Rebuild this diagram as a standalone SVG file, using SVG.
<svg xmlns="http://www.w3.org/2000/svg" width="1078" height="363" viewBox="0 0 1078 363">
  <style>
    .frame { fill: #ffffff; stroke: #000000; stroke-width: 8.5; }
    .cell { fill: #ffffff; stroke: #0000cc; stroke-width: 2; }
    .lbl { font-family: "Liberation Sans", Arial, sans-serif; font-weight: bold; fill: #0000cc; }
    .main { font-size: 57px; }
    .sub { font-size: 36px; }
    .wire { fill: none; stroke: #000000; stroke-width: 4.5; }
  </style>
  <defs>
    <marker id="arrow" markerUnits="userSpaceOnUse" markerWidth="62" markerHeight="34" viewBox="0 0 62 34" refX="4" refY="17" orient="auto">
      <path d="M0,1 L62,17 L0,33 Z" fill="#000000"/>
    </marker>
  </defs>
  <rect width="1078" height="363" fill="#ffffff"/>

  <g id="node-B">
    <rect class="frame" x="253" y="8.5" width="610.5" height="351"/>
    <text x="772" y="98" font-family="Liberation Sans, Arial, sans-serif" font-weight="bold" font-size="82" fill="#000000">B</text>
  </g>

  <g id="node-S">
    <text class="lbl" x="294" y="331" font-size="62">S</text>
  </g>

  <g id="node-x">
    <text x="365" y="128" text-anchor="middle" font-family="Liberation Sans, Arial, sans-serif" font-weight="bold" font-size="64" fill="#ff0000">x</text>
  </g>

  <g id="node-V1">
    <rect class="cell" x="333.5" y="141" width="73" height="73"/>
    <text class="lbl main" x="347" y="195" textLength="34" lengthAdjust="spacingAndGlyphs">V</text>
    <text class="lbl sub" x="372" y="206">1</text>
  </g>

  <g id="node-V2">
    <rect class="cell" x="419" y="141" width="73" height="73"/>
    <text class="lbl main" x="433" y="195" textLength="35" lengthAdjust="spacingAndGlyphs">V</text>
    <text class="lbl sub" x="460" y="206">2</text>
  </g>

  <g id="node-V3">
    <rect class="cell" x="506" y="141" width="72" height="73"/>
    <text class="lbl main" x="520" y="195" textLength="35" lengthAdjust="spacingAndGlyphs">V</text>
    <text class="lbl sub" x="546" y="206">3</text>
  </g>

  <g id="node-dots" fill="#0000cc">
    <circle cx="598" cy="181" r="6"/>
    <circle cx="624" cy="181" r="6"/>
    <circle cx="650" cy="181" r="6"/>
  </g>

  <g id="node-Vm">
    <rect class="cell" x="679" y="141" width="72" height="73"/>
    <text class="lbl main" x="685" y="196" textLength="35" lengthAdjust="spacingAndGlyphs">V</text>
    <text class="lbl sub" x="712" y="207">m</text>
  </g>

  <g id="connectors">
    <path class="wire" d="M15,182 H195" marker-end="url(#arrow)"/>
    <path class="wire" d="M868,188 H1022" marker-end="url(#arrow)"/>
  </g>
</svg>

**The problem:** Produce an exact copy of the whole listing.

**Solution to this exercise:**
Rebuild this diagram as a standalone SVG file, using SVG.
<svg xmlns="http://www.w3.org/2000/svg" width="1078" height="363" viewBox="0 0 1078 363">
  <style>
    .frame { fill: #ffffff; stroke: #000000; stroke-width: 8.5; }
    .cell { fill: #ffffff; stroke: #0000cc; stroke-width: 2; }
    .lbl { font-family: "Liberation Sans", Arial, sans-serif; font-weight: bold; fill: #0000cc; }
    .main { font-size: 57px; }
    .sub { font-size: 36px; }
    .wire { fill: none; stroke: #000000; stroke-width: 4.5; }
  </style>
  <defs>
    <marker id="arrow" markerUnits="userSpaceOnUse" markerWidth="62" markerHeight="34" viewBox="0 0 62 34" refX="4" refY="17" orient="auto">
      <path d="M0,1 L62,17 L0,33 Z" fill="#000000"/>
    </marker>
  </defs>
  <rect width="1078" height="363" fill="#ffffff"/>

  <g id="node-B">
    <rect class="frame" x="253" y="8.5" width="610.5" height="351"/>
    <text x="772" y="98" font-family="Liberation Sans, Arial, sans-serif" font-weight="bold" font-size="82" fill="#000000">B</text>
  </g>

  <g id="node-S">
    <text class="lbl" x="294" y="331" font-size="62">S</text>
  </g>

  <g id="node-x">
    <text x="365" y="128" text-anchor="middle" font-family="Liberation Sans, Arial, sans-serif" font-weight="bold" font-size="64" fill="#ff0000">x</text>
  </g>

  <g id="node-V1">
    <rect class="cell" x="333.5" y="141" width="73" height="73"/>
    <text class="lbl main" x="347" y="195" textLength="34" lengthAdjust="spacingAndGlyphs">V</text>
    <text class="lbl sub" x="372" y="206">1</text>
  </g>

  <g id="node-V2">
    <rect class="cell" x="419" y="141" width="73" height="73"/>
    <text class="lbl main" x="433" y="195" textLength="35" lengthAdjust="spacingAndGlyphs">V</text>
    <text class="lbl sub" x="460" y="206">2</text>
  </g>

  <g id="node-V3">
    <rect class="cell" x="506" y="141" width="72" height="73"/>
    <text class="lbl main" x="520" y="195" textLength="35" lengthAdjust="spacingAndGlyphs">V</text>
    <text class="lbl sub" x="546" y="206">3</text>
  </g>

  <g id="node-dots" fill="#0000cc">
    <circle cx="598" cy="181" r="6"/>
    <circle cx="624" cy="181" r="6"/>
    <circle cx="650" cy="181" r="6"/>
  </g>

  <g id="node-Vm">
    <rect class="cell" x="679" y="141" width="72" height="73"/>
    <text class="lbl main" x="685" y="196" textLength="35" lengthAdjust="spacingAndGlyphs">V</text>
    <text class="lbl sub" x="712" y="207">m</text>
  </g>

  <g id="connectors">
    <path class="wire" d="M15,182 H195" marker-end="url(#arrow)"/>
    <path class="wire" d="M868,188 H1022" marker-end="url(#arrow)"/>
  </g>
</svg>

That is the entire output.